SQL Server Flag vs Table Split – Database Design Considerations

database-designsql server

I am designing a table of items which will (potentially) contain tens of millions of records. Some items will not be available for use until they are "approved" by administrator. By "use" I mean that such items will not be referenced in any other table until they are "approved". Up to 50% of items may be "unapproved" at any given time. Records may become "approved", but not vice versa.

I consider two design options:

  • a bit flag
  • a separate table of "unapproved" items – when item is approved it is moved to "regular" table (renewal of item's ID is not an issue)

I think the second option is much better. Bit flag takes only a byte per row, so it is not an issue. But if we have a million of approved and a million of unapproved records in same table – scan time increases for operations with approved records.

Question is: should I consider first (bit flag) option instead? Does it have any benefits in described situation?

Best Answer

You can have it both ways with partitioned views.

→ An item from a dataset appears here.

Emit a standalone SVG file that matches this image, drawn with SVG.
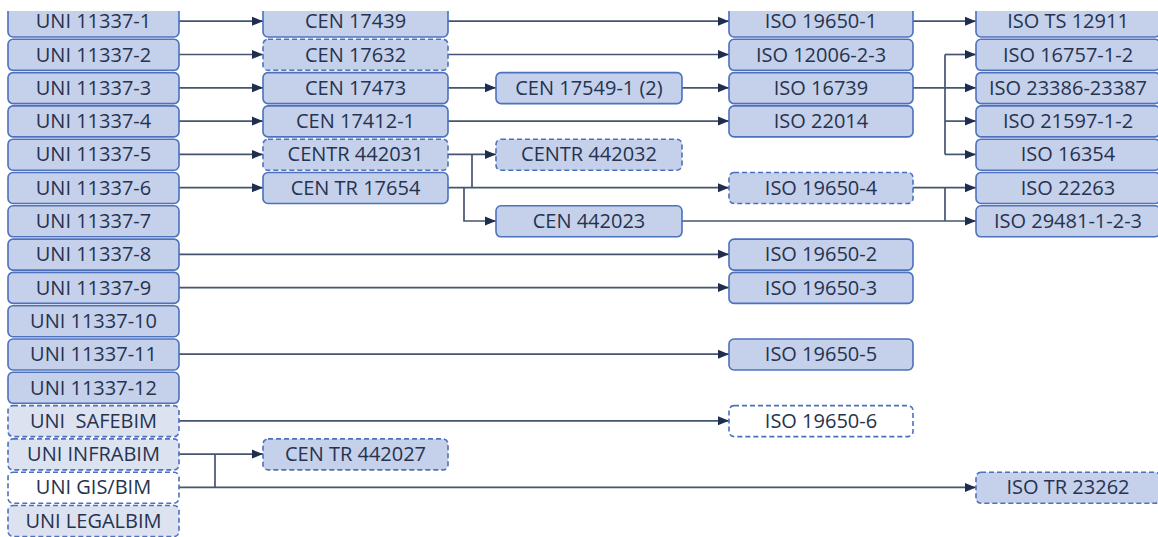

You create an underlying table for each status, enforced by constraints, with mutually exclusive values. Then a view which UNIONs together the underlying tables. The view or each base table can be referenced explicitly. If a row's status is UPDATEd through the view the DBMS will DELETE it from one base table and insert it into the one corresponding to the new status. Each base table can be indexed independently according to its usage pattern. The optimiser will resolve index references to a single corresponding base table if it can.

The benefits are
a) shallower indexes. Do the math on the index fan-out, however. At that scale and split between your status values it is possible the indexes will be the same depth on the split tables as they would be on the combined table.
b) no application code has to change. The data continues to appear as a continuous whole.
c) future new status values can be included by adding a new base table, with constraint, and re-creating the view.

The cost is all that data movement; two pages and associated indexes are written for each status update. Lots of IO to deal with. That much movement will cause fragmentation, too.